Driving a mountain pass in the middle of a blizzard with the worst vodka gummybear hangover ever is gods way of telling me to keep the black-outing within a 15 mile radius to my house.
She described me as " a caterpillar of adorable quietness that exploded into a slutty butterfly" She definitely nailed it there
That guy has been pretty randomly in and out of my vagina for 4 years...I don't think I'm required to tell him when I'm dating.
Good point.
Alex I've come up with a new medical condition. dick depression. it's a real thing and I have it
Blowing lines in the bathroom and trying to get into the mindset of someone who wants to be at work for 12 hours
drinks after work?
that question mark offends me.
Remember when we used to smoke out of an apple at the playground? Those were some precious moments
I had sex in the tube at that same playground once. That park is full of memories.
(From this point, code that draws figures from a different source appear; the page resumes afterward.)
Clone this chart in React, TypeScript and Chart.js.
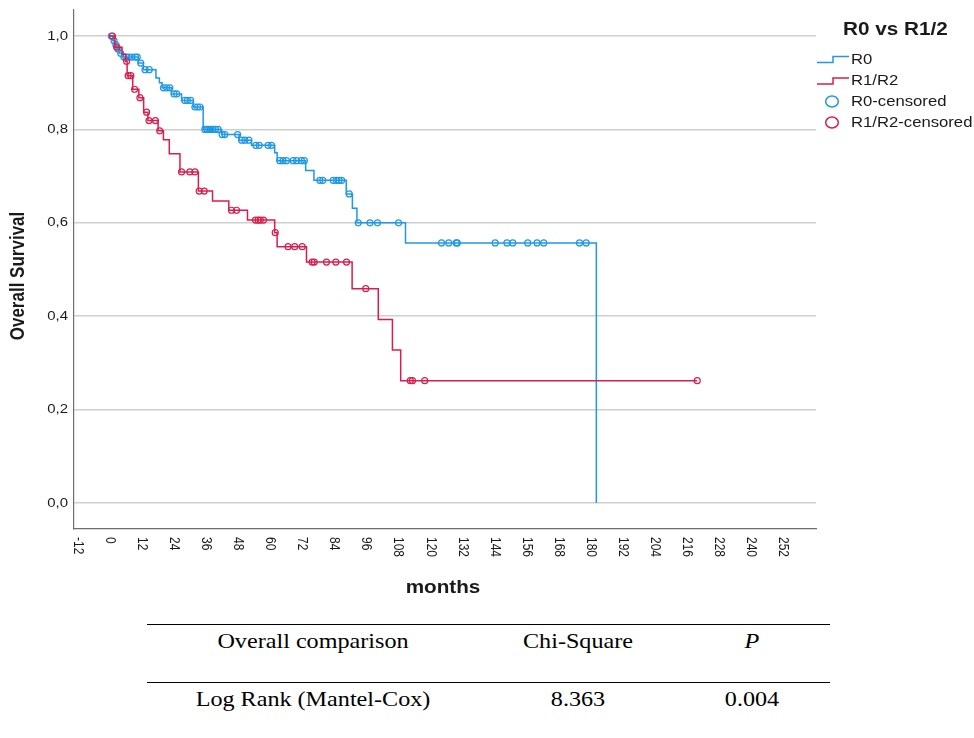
import React, { useEffect, useRef } from "react";
import { Chart, registerables } from "chart.js";

Chart.register(...registerables);

// ---- data ----
const xTickValues = [-12, 0, 12, 24, 36, 48, 60, 72, 84, 96, 108, 120, 132, 144, 156, 168, 180, 192, 204, 216, 228, 240, 252];
const yTickValues = [0, 0.2, 0.4, 0.6, 0.8, 1.0];

const r0StepTimes = [0, 1.0, 1.8, 2.6, 3.5, 4.5, 10.6, 12.5, 17.2, 18.5, 19.5, 23.0, 26.8, 31.2, 34.9, 41.8, 48.4, 53.0, 61.7, 62.6, 73.3, 76.4, 88.5, 90.8, 92.5, 110.7, 182.2];
const r0StepSurv = [1.0, 0.990, 0.981, 0.972, 0.963, 0.955, 0.942, 0.928, 0.910, 0.900, 0.889, 0.876, 0.862, 0.848, 0.800, 0.789, 0.777, 0.766, 0.750, 0.733, 0.712, 0.691, 0.662, 0.631, 0.600, 0.557, 0.0];

const r0CensorTimes = [0.5, 1.5, 2.2, 3.0, 4.0, 5.2, 6.0, 7.0, 8.2, 9.5, 10.2, 11.5, 13.1, 14.7, 20.0, 21.2, 22.4, 24.0, 25.0, 28.0, 29.0, 30.2, 31.8, 32.8, 33.7, 35.5, 36.3, 37.0, 37.8, 38.6, 39.5, 40.5, 42.0, 43.0, 47.8, 49.3, 50.5, 52.0, 54.6, 55.9, 59.2, 60.5, 63.6, 64.8, 66.1, 68.6, 69.9, 71.7, 72.8, 78.6, 79.7, 83.6, 84.8, 85.8, 86.8, 89.6, 93.0, 97.4, 100.2, 108.1, 124.2, 126.9, 129.7, 130.1, 144.3, 148.7, 150.9, 156.5, 160.0, 162.5, 175.9, 178.4];
const r0CensorSurv = [1.0, 0.990, 0.981, 0.972, 0.963, 0.955, 0.955, 0.955, 0.955, 0.955, 0.955, 0.942, 0.928, 0.928, 0.889, 0.889, 0.889, 0.876, 0.876, 0.862, 0.862, 0.862, 0.848, 0.848, 0.848, 0.800, 0.800, 0.800, 0.800, 0.800, 0.800, 0.800, 0.789, 0.789, 0.789, 0.777, 0.777, 0.777, 0.766, 0.766, 0.766, 0.766, 0.733, 0.733, 0.733, 0.733, 0.733, 0.733, 0.733, 0.691, 0.691, 0.691, 0.691, 0.691, 0.691, 0.662, 0.600, 0.600, 0.600, 0.600, 0.557, 0.557, 0.557, 0.557, 0.557, 0.557, 0.557, 0.557, 0.557, 0.557, 0.557, 0.557];

const r12StepTimes = [0, 1.8, 4.5, 5.8, 6.4, 8.5, 10.8, 12.6, 14.2, 18.0, 20.0, 22.2, 26.2, 33.1, 38.4, 44.5, 51.5, 61.7, 62.6, 73.6, 90.7, 100.5, 105.8, 108.9, 220.0];
const r12StepSurv = [1.0, 0.976, 0.961, 0.946, 0.915, 0.886, 0.868, 0.837, 0.819, 0.797, 0.778, 0.748, 0.709, 0.668, 0.647, 0.627, 0.606, 0.579, 0.549, 0.516, 0.459, 0.393, 0.328, 0.262, 0.262];

const r12CensorTimes = [0.9, 2.5, 6.2, 6.8, 7.8, 9.2, 11.2, 13.7, 14.6, 17.0, 18.6, 26.8, 29.9, 31.8, 33.4, 35.3, 45.5, 47.4, 54.5, 55.5, 56.3, 57.5, 61.9, 66.7, 69.2, 72.0, 75.7, 76.5, 81.1, 84.6, 88.6, 95.8, 112.5, 113.3, 117.9, 220.0];
const r12CensorSurv = [1.0, 0.976, 0.946, 0.915, 0.915, 0.886, 0.868, 0.837, 0.819, 0.819, 0.797, 0.709, 0.709, 0.709, 0.668, 0.668, 0.627, 0.627, 0.606, 0.606, 0.606, 0.606, 0.579, 0.549, 0.549, 0.549, 0.516, 0.516, 0.516, 0.516, 0.516, 0.459, 0.262, 0.262, 0.262, 0.262];

const legendTitle = "R0 vs R1/2";
const legendLabels = ["R0", "R1/R2", "R0-censored", "R1/R2-censored"];
const xTitle = "months";
const yTitle = "Overall Survival";

const tableHeader = ["Overall comparison", "Chi-Square", "P"];
const tableRow = ["Log Rank (Mantel-Cox)", "8.363", "0.004"];

// ---- styles ----
const BLUE = "#1f98e6";
const RED = "#d81e4e";
const SX = 1.15;
const SANS = '"Liberation Sans", Arial, sans-serif';
const TEXT = "#1a1a1a";

const zip = (a: number[], b: number[]) => a.map((x, i) => ({ x, y: b[i] }));

function drawText(ctx: CanvasRenderingContext2D, s: string, x: number, y: number, font: string, align: CanvasTextAlign, baseline: CanvasTextBaseline, rot = 0) {
  ctx.save();
  ctx.translate(x, y);
  ctx.scale(SX, 1);
  if (rot) ctx.rotate(rot);
  ctx.font = font;
  ctx.textAlign = align;
  ctx.textBaseline = baseline;
  ctx.fillStyle = TEXT;
  ctx.fillText(s, 0, 0);
  ctx.restore();
}

const textPlugin = {
  id: "textPlugin",
  afterDraw(chart: any) {
    const ctx: CanvasRenderingContext2D = chart.ctx;
    const xs = chart.scales.x;
    const ys = chart.scales.y;
    const area = chart.chartArea;
    // y tick labels
    yTickValues.forEach((v) => {
      const y = ys.getPixelForValue(v);
      drawText(ctx, v.toFixed(1).replace(".", ","), area.left - 6, y, `13px ${SANS}`, "right", "middle");
    });
    // x tick labels rotated clockwise
    xTickValues.forEach((v) => {
      const x = xs.getPixelForValue(v);
      drawText(ctx, String(v), x, area.bottom + 8, `12px ${SANS}`, "left", "middle", Math.PI / 2);
    });
    // axis titles
    drawText(ctx, xTitle, (area.left + area.right) / 2 - 2, 588, `bold 18px ${SANS}`, "center", "middle");
    drawText(ctx, yTitle, 19, 276, `bold 17px ${SANS}`, "center", "middle", -Math.PI / 2);
    // legend
    drawText(ctx, legendTitle, 843, 30, `bold 18px ${SANS}`, "left", "middle");
    const rowsY = [59.5, 81, 101.5, 122.5];
    const colors = [BLUE, RED, BLUE, RED];
    ctx.save();
    ctx.lineWidth = 1.5;
    for (let i = 0; i < 2; i++) {
      const y = rowsY[i];
      ctx.strokeStyle = colors[i];
      ctx.beginPath();
      ctx.moveTo(817, y + 3);
      ctx.lineTo(833, y + 3);
      ctx.lineTo(833, y - 3);
      ctx.lineTo(849, y - 3);
      ctx.stroke();
    }
    for (let i = 2; i < 4; i++) {
      const y = rowsY[i];
      ctx.strokeStyle = colors[i];
      ctx.beginPath();
      ctx.ellipse(832, y, 6.3, 5.5, 0, 0, Math.PI * 2);
      ctx.stroke();
    }
    ctx.restore();
    legendLabels.forEach((l, i) => {
      drawText(ctx, l, 851, rowsY[i], `14.5px ${SANS}`, "left", "middle");
    });
  },
};

function KMChart() {
  const ref = useRef<HTMLCanvasElement | null>(null);
  useEffect(() => {
    if (!ref.current) return;
    const chart = new Chart(ref.current, {
      type: "scatter",
      data: {
        datasets: [
          {
            data: zip(r12CensorTimes, r12CensorSurv),
            showLine: false,
            pointStyle: "circle",
            pointRadius: 3,
            pointBorderWidth: 1.2,
            pointBorderColor: RED,
            pointBackgroundColor: "rgba(0,0,0,0)",
          } as any,
          {
            data: zip(r12StepTimes, r12StepSurv),
            showLine: true,
            stepped: true,
            borderColor: RED,
            borderWidth: 1.5,
            pointRadius: 0,
            fill: false,
          } as any,
          {
            data: zip(r0CensorTimes, r0CensorSurv),
            showLine: false,
            pointStyle: "circle",
            pointRadius: 3,
            pointBorderWidth: 1.2,
            pointBorderColor: BLUE,
            pointBackgroundColor: "rgba(0,0,0,0)",
          } as any,
          {
            data: zip(r0StepTimes, r0StepSurv),
            showLine: true,
            stepped: true,
            borderColor: BLUE,
            borderWidth: 1.5,
            pointRadius: 0,
            fill: false,
          } as any,
        ],
      },
      options: {
        animation: false,
        responsive: false,
        layout: { padding: { left: 0, right: 158, top: 10, bottom: 0 } },
        plugins: { legend: { display: false }, title: { display: false }, tooltip: { enabled: false } },
        scales: {
          x: {
            type: "linear",
            min: -13.5,
            max: 264.5,
            afterBuildTicks: (s: any) => {
              s.ticks = xTickValues.map((value) => ({ value }));
            },
            afterFit: (s: any) => {
              s.height = 81;
            },
            ticks: { display: false },
            grid: { display: false },
            border: { display: true, color: "#6e6e6e", width: 1.2 },
          },
          y: {
            type: "linear",
            min: -0.0555,
            max: 1.0557,
            afterBuildTicks: (s: any) => {
              s.ticks = yTickValues.map((value) => ({ value }));
            },
            afterFit: (s: any) => {
              s.width = 74;
            },
            ticks: { display: false },
            grid: { color: "#cfcfcf", lineWidth: 1.6, drawTicks: false },
            border: { display: true, color: "#6e6e6e", width: 1.2 },
          },
        },
      },
      plugins: [textPlugin],
    } as any);
    return () => chart.destroy();
  }, []);
  return <canvas ref={ref} width={974} height={610} style={{ position: "absolute", left: 0, top: 0, width: 974, height: 610 }} />;
}

const cellStyle = (x: number, y: number, italic = false): React.CSSProperties => ({
  position: "absolute",
  left: x,
  top: y,
  transform: "translate(-50%, -50%) scaleX(1.15)",
  whiteSpace: "nowrap",
  fontFamily: '"Liberation Serif", "Times New Roman", serif',
  fontSize: 21,
  fontStyle: italic ? "italic" : "normal",
  color: "#000",
  lineHeight: 1,
});

export default function App() {
  const cols = [313, 578, 752];
  return (
    <div style={{ position: "absolute", left: 0, top: 0, width: 974, height: 738, background: "#fff", overflow: "hidden" }}>
      <KMChart />
      <div style={{ position: "absolute", left: 147, top: 624, width: 683, height: 0, borderTop: "1.6px solid #000" }} />
      <div style={{ position: "absolute", left: 147, top: 682, width: 683, height: 0, borderTop: "1.6px solid #000" }} />
      {tableHeader.map((t, i) => (
        <div key={"h" + i} style={cellStyle(cols[i], 641, i === 2)}>{t}</div>
      ))}
      {tableRow.map((t, i) => (
        <div key={"r" + i} style={cellStyle(cols[i], 699)}>{t}</div>
      ))}
    </div>
  );
}
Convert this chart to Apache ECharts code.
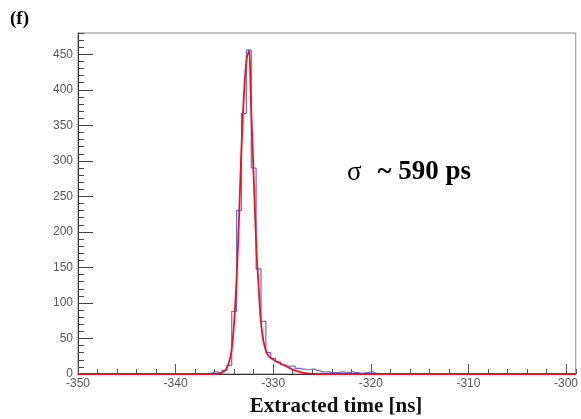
<!DOCTYPE html>
<html>
<head>
<meta charset="utf-8">
<script src="https://cdn.jsdelivr.net/npm/echarts@6/dist/echarts.min.js"></script>
<style>
html,body{margin:0;padding:0;background:#fff;}
#chart{width:581px;height:419px;}
</style>
</head>
<body>
<div id="chart"></div>
<script>
// Histogram bin centres (ns) and counts (bin width 0.5 ns)
var binCenters = [-350, -337, -336.5, -336, -335.5, -335, -334.5, -334, -333.5, -333, -332.5, -332, -331.5, -331, -330.5, -330, -329.5, -329, -328.5, -328, -327.5, -327, -326.5, -326, -325.5, -325, -324.5, -324, -323.5, -323, -322.5, -322, -321.5, -321, -320.5, -320, -319.5, -319, -299];
var binCounts = [0, 0, 1, 3, 2, 5, 12, 88, 230, 367, 456, 290, 148, 74, 30, 22, 17, 13, 11, 11, 8, 7, 6, 7, 5, 3, 3, 2, 2, 3, 2, 3, 2, 1, 2, 3, 1, 0, 0];

// Fit curve
var fitX = [-350, -336.0, -335.5, -335.0, -334.7, -334.5, -334.3, -334.1, -333.9, -333.7, -333.5, -333.3, -333.1, -332.9, -332.7, -332.45, -332.3, -332.1, -331.9, -331.7, -331.5, -331.3, -331.1, -330.9, -330.6, -330.2, -329.7, -329.0, -328.4, -327.8, -327.0, -326.3, -325.5, -299];
var fitY = [0, 0, 1, 4, 10, 18, 30, 55, 95, 150, 220, 300, 365, 415, 445, 456, 390, 315, 240, 170, 125, 80, 55, 40, 28, 22, 18, 13, 9, 5, 2, 0.5, 0, 0];

var xMajorTicks = [-350, -340, -330, -320, -310, -300];
var yMajorTicks = [0, 50, 100, 150, 200, 250, 300, 350, 400, 450];
var sigmaLabel = '~ 590 ps';

function zip(a, b) { return a.map(function (v, i) { return [v, b[i]]; }); }

var chart = echarts.init(document.getElementById('chart'), null, {renderer: 'canvas'});
var labelFont = {fontFamily: 'Liberation Sans, Arial, sans-serif', fontSize: 12, color: '#555'};

chart.setOption({
  animation: false,
  backgroundColor: '#fff',
  grid: {left: 78, right: 5, top: 33, bottom: 45, show: true, borderColor: '#888', borderWidth: 1},
  xAxis: [{
    type: 'value', min: -350, max: -299, interval: 10,
    axisLine: {show: true, lineStyle: {color: '#333', width: 1}},
    axisTick: {show: true, inside: true, length: 10, lineStyle: {color: '#555'}},
    axisLabel: Object.assign({margin: 4, showMaxLabel: false,
      formatter: function (v) { return xMajorTicks.indexOf(v) >= 0 ? String(v) : ''; }}, labelFont),
    splitLine: {show: false}
  }, {
    type: 'value', min: -350, max: -299, interval: 2, position: 'bottom', gridIndex: 0,
    axisLine: {show: false},
    axisTick: {show: true, inside: true, length: 5, lineStyle: {color: '#555'}},
    axisLabel: {show: false}, splitLine: {show: false}
  }],
  yAxis: [{
    type: 'value', min: 0, max: 480, interval: 50,
    axisLine: {show: true, lineStyle: {color: '#333', width: 1}},
    axisTick: {show: true, inside: true, length: 15, lineStyle: {color: '#444'}},
    axisLabel: Object.assign({margin: 5, showMaxLabel: false,
      formatter: function (v) { return yMajorTicks.indexOf(v) >= 0 ? String(v) : ''; }}, labelFont),
    splitLine: {show: false}
  }, {
    type: 'value', min: 0, max: 480, interval: 10, position: 'left',
    axisLine: {show: false},
    axisTick: {show: true, inside: true, length: 6, lineStyle: {color: '#444'}},
    axisLabel: {show: false}, splitLine: {show: false}
  }],
  series: [{
    type: 'line', name: 'hist', step: 'middle', xAxisIndex: 0, yAxisIndex: 0,
    data: zip(binCenters, binCounts), showSymbol: false, symbol: 'none',
    lineStyle: {color: '#6868dc', width: 1.2}, z: 2
  }, {
    type: 'line', name: 'fit', smooth: 0.25, xAxisIndex: 0, yAxisIndex: 0,
    data: zip(fitX, fitY), showSymbol: false, symbol: 'none',
    lineStyle: {color: '#f01020', width: 1.8}, z: 3
  }],
  graphic: [{
    type: 'text', left: 10, top: 10,
    style: {text: '(f)', font: 'bold 19px "Liberation Serif", "Times New Roman", serif', fill: '#000'}
  }, {
    type: 'text', left: 347, top: 159,
    style: {
      text: '{s|σ}{b|' + sigmaLabel + '}',
      rich: {
        s: {font: '27px "Liberation Serif", "Times New Roman", serif', fill: '#000', padding: [0, 16, 0, 0]},
        b: {font: 'bold 27px "Liberation Serif", "Times New Roman", serif', fill: '#000'}
      }
    }
  }, {
    type: 'text', x: 336, y: 407,
    style: {text: 'Extracted time [ns]', font: 'bold 21px "Liberation Serif", "Times New Roman", serif',
      fill: '#111', align: 'center', verticalAlign: 'middle'}
  }]
});
</script>
</body>
</html>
He fucked me while wearing his night time breathing machine mask. Does this mean I joined the dark side and he is Darth Vader?
So I sniffed too hard this morning before work and I THINK THE COCAINE JUST STARTED ROUND 2.
the guy in front of me in walmart is buying a blowtorch, potato chips, and condoms. I'm curious and horrified at the same time.
While I was giving him head he told me he had to go door to door the next day and "spread the word of Jesus Christ" I felt like a Disney villain out to steal his virtue.
Found your brother. He was passed out in the tub holding a bottle of Shatto milk wearing nothing but his tighty-whities.